Boneyard Tools

Orbital Period Calculator

Enter the orbit's semi-major axis and the central body's mass to find the orbital period using Kepler's third law, returned in seconds, days and years.

How to use the orbital period calculator

  1. Enter the semi-major axis of the orbit in metres.
  2. Enter the mass of the central body in kilograms.
  3. Read the orbital period in seconds, days and years.

Examples

Earth around the Sun

a = 1.496e11 m, central mass = 1.989e30 kg
T = 3.156e7 s, about 365 days

Low Earth orbit satellite

a = 6.771e6 m, central mass = 5.972e24 kg
T = 5545 s, about 92 minutes

Frequently asked questions

What is Kepler's third law?

For a body orbiting a much larger mass, the period T satisfies T = 2 x pi x sqrt(a^3 / (G x M)), where a is the semi-major axis and M is the central mass.

What is the semi-major axis?

It is half the longest diameter of the elliptical orbit. For a circular orbit it equals the orbit radius, the centre-to-centre distance.

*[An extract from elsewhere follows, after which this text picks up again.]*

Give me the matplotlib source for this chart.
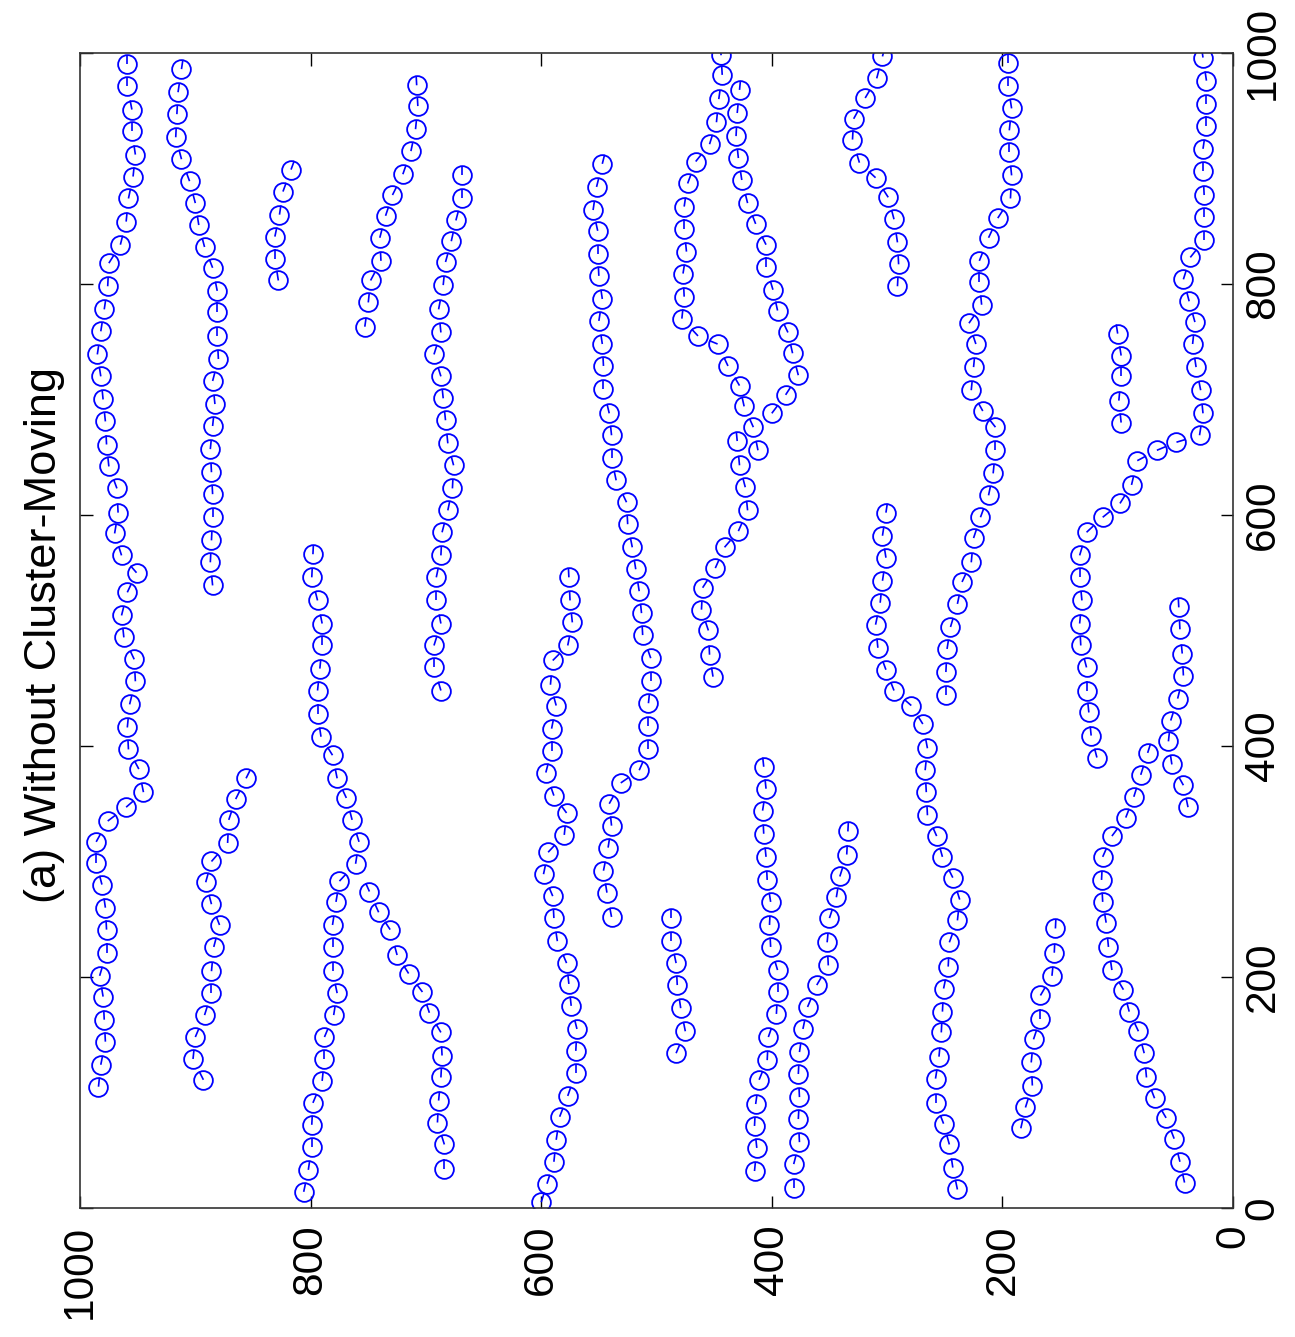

Does the orbiting body's mass matter?

For a small body around a large one it is negligible and drops out. The simple form assumes the central mass dominates, as with a satellite around Earth.

What units does this calculator use?

Metres for the semi-major axis and kilograms for the central mass. The period comes back in seconds, then converted to days and Julian years.

Why is Earth's year close to one year in the result?

Using Earth's orbital radius and the Sun's mass, the formula returns about 3.156 x 10^7 seconds, which is roughly 365.3 days or one year, as expected.